I haven't seen houses in any of these designs, but I'd love to find G 91 and G 94. The cottage in particular is such a quintessentially Australian design, I love it!
There are also pages of dolls house furniture, some of which seems to be made up and some in kits to make at home. These are the 'tab and slot' type of construction, I think, called by a trademark Loktyte ('lock tight').
Among the toy tea sets, I was delighted to see a tomato tea-set:
These three pieces of the tomato tea set came with a homemade dolls house from Sydney (which I haven't shown yet since I bought it, but did post about when it was first sold on ebay):
They are made in Japan - you can just see the words stamped into the side of the sugar bowl (at the bottom).
There are also Australian-made wooden model buildings for use with Britain's diecast lead model farm figures:
I think these are pretty rare - I've only seen some listed on ebay once (I did bid, but didn't win them).

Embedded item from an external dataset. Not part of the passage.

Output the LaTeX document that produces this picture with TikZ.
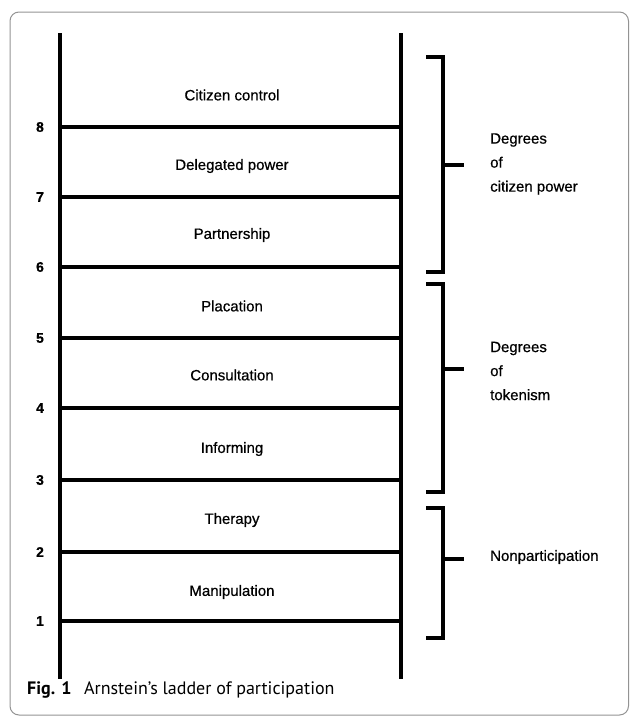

There are some in the Powerhouse Museum in Sydney, which also has a bit more information: they were first available in the Walther & Stevenson catalogue in 1931, and were still made during WWII. The designs must have varied slightly over the years, as the Powerhouse toy farm house doesn't quite match these.
Here are some close-ups:
I love the names - the proprietor of the general store is called Will Weywell:
and the pub is run by Ilava Notha:
There are more scans on flickr, where I will eventually put scans of the whole catalogue. I have, of course, started with the dolls houses and model buildings!